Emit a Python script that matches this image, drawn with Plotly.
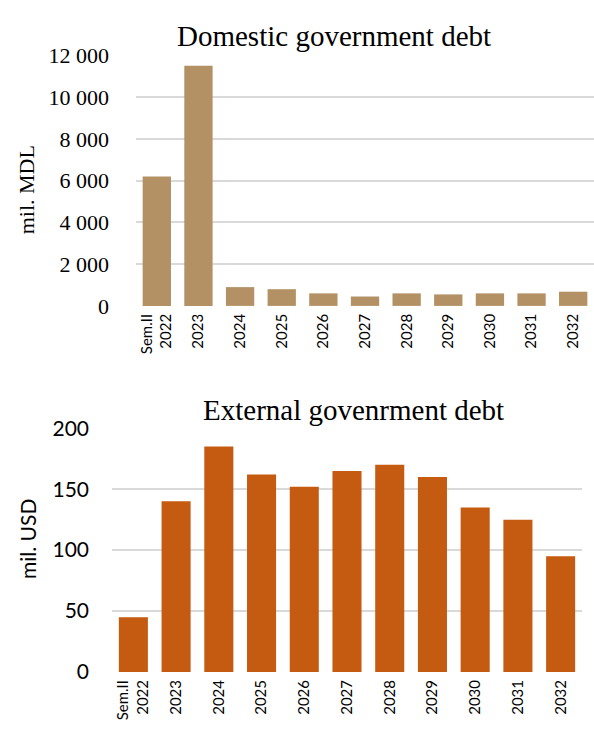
import plotly.graph_objects as go

categories = ["Sem.II<br>2022", "2023", "2024", "2025", "2026", "2027",
              "2028", "2029", "2030", "2031", "2032"]
domestic_debt = [6200, 11500, 900, 800, 600, 450, 600, 550, 600, 600, 680]
external_debt = [45, 140, 185, 162, 152, 165, 170, 160, 135, 125, 95]

domestic_ticks = [0, 2000, 4000, 6000, 8000, 10000, 12000]
domestic_ticktext = ["0", "2 000", "4 000", "6 000", "8 000", "10 000", "12 000"]
external_ticks = [0, 50, 100, 150, 200]

W, H = 594, 737
SERIF = "Liberation Serif, DejaVu Serif, serif"
SANS = "Lato, Liberation Sans, sans-serif"

fig = go.Figure()
fig.add_trace(go.Bar(x=categories, y=domestic_debt, marker_color="#B39164",
                     marker_line_width=0, xaxis="x", yaxis="y"))
fig.add_trace(go.Bar(x=categories, y=external_debt, marker_color="#C55A11",
                     marker_line_width=0, xaxis="x2", yaxis="y2"))

grid = "#D9D9D9"
xcommon = dict(type="category", showgrid=False, showline=False, zeroline=False,
               tickangle=-90, tickfont=dict(family=SANS, size=15, color="#000"),
               ticks="", ticklabelstandoff=4)
ycommon = dict(showgrid=True, gridcolor=grid, gridwidth=1.5, zeroline=False,
               showline=False, ticks="")

fig.update_layout(
    width=W, height=H,
    margin=dict(l=0, r=0, t=0, b=0),
    paper_bgcolor="white", plot_bgcolor="white",
    showlegend=False, bargap=0.32,
    xaxis=dict(xcommon, domain=[136 / W, 1.0], anchor="y"),
    yaxis=dict(ycommon, domain=[1 - 303 / H, 1 - 43 / H], range=[0, 12000],
               tickvals=domestic_ticks, ticktext=domestic_ticktext,
               tickfont=dict(family=SERIF, size=22, color="#000"),
               ticklabelstandoff=26, anchor="x"),
    xaxis2=dict(xcommon, domain=[112 / W, 582 / W], anchor="y2"),
    yaxis2=dict(ycommon, domain=[1 - 683 / H, 1 - 430 / H], range=[0, 200],
                tickvals=external_ticks,
                tickfont=dict(family=SANS, size=21, color="#000"),
                ticklabelstandoff=22, anchor="x2"),
    annotations=[
        dict(text="Domestic government debt", x=334 / W, y=1 - 23 / H,
             xref="paper", yref="paper", showarrow=False,
             xanchor="center", yanchor="middle",
             font=dict(family=SERIF, size=29, color="#000")),
        dict(text="External govenrment debt", x=353 / W, y=1 - 411 / H,
             xref="paper", yref="paper", showarrow=False,
             xanchor="center", yanchor="middle",
             font=dict(family=SERIF, size=29, color="#000")),
        dict(text="mil. MDL", x=26 / W, y=1 - 183 / H, textangle=-90,
             xref="paper", yref="paper", showarrow=False,
             xanchor="center", yanchor="middle",
             font=dict(family=SERIF, size=22, color="#000")),
        dict(text="mil. USD", x=27 / W, y=1 - 545 / H, textangle=-90,
             xref="paper", yref="paper", showarrow=False,
             xanchor="center", yanchor="middle",
             font=dict(family=SANS, size=21, color="#000")),
    ],
)

fig.write_html("out.html")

__________

What you will do:
Write out the data precisely as given, excluding the pictures.

Finished answer:
Emit a Python script that matches this image, drawn with Plotly.
import plotly.graph_objects as go

categories = ["Sem.II<br>2022", "2023", "2024", "2025", "2026", "2027",
              "2028", "2029", "2030", "2031", "2032"]
domestic_debt = [6200, 11500, 900, 800, 600, 450, 600, 550, 600, 600, 680]
external_debt = [45, 140, 185, 162, 152, 165, 170, 160, 135, 125, 95]

domestic_ticks = [0, 2000, 4000, 6000, 8000, 10000, 12000]
domestic_ticktext = ["0", "2 000", "4 000", "6 000", "8 000", "10 000", "12 000"]
external_ticks = [0, 50, 100, 150, 200]

W, H = 594, 737
SERIF = "Liberation Serif, DejaVu Serif, serif"
SANS = "Lato, Liberation Sans, sans-serif"

fig = go.Figure()
fig.add_trace(go.Bar(x=categories, y=domestic_debt, marker_color="#B39164",
                     marker_line_width=0, xaxis="x", yaxis="y"))
fig.add_trace(go.Bar(x=categories, y=external_debt, marker_color="#C55A11",
                     marker_line_width=0, xaxis="x2", yaxis="y2"))

grid = "#D9D9D9"
xcommon = dict(type="category", showgrid=False, showline=False, zeroline=False,
               tickangle=-90, tickfont=dict(family=SANS, size=15, color="#000"),
               ticks="", ticklabelstandoff=4)
ycommon = dict(showgrid=True, gridcolor=grid, gridwidth=1.5, zeroline=False,
               showline=False, ticks="")

fig.update_layout(
    width=W, height=H,
    margin=dict(l=0, r=0, t=0, b=0),
    paper_bgcolor="white", plot_bgcolor="white",
    showlegend=False, bargap=0.32,
    xaxis=dict(xcommon, domain=[136 / W, 1.0], anchor="y"),
    yaxis=dict(ycommon, domain=[1 - 303 / H, 1 - 43 / H], range=[0, 12000],
               tickvals=domestic_ticks, ticktext=domestic_ticktext,
               tickfont=dict(family=SERIF, size=22, color="#000"),
               ticklabelstandoff=26, anchor="x"),
    xaxis2=dict(xcommon, domain=[112 / W, 582 / W], anchor="y2"),
    yaxis2=dict(ycommon, domain=[1 - 683 / H, 1 - 430 / H], range=[0, 200],
                tickvals=external_ticks,
                tickfont=dict(family=SANS, size=21, color="#000"),
                ticklabelstandoff=22, anchor="x2"),
    annotations=[
        dict(text="Domestic government debt", x=334 / W, y=1 - 23 / H,
             xref="paper", yref="paper", showarrow=False,
             xanchor="center", yanchor="middle",
             font=dict(family=SERIF, size=29, color="#000")),
        dict(text="External govenrment debt", x=353 / W, y=1 - 411 / H,
             xref="paper", yref="paper", showarrow=False,
             xanchor="center", yanchor="middle",
             font=dict(family=SERIF, size=29, color="#000")),
        dict(text="mil. MDL", x=26 / W, y=1 - 183 / H, textangle=-90,
             xref="paper", yref="paper", showarrow=False,
             xanchor="center", yanchor="middle",
             font=dict(family=SERIF, size=22, color="#000")),
        dict(text="mil. USD", x=27 / W, y=1 - 545 / H, textangle=-90,
             xref="paper", yref="paper", showarrow=False,
             xanchor="center", yanchor="middle",
             font=dict(family=SANS, size=21, color="#000")),
    ],
)

fig.write_html("out.html")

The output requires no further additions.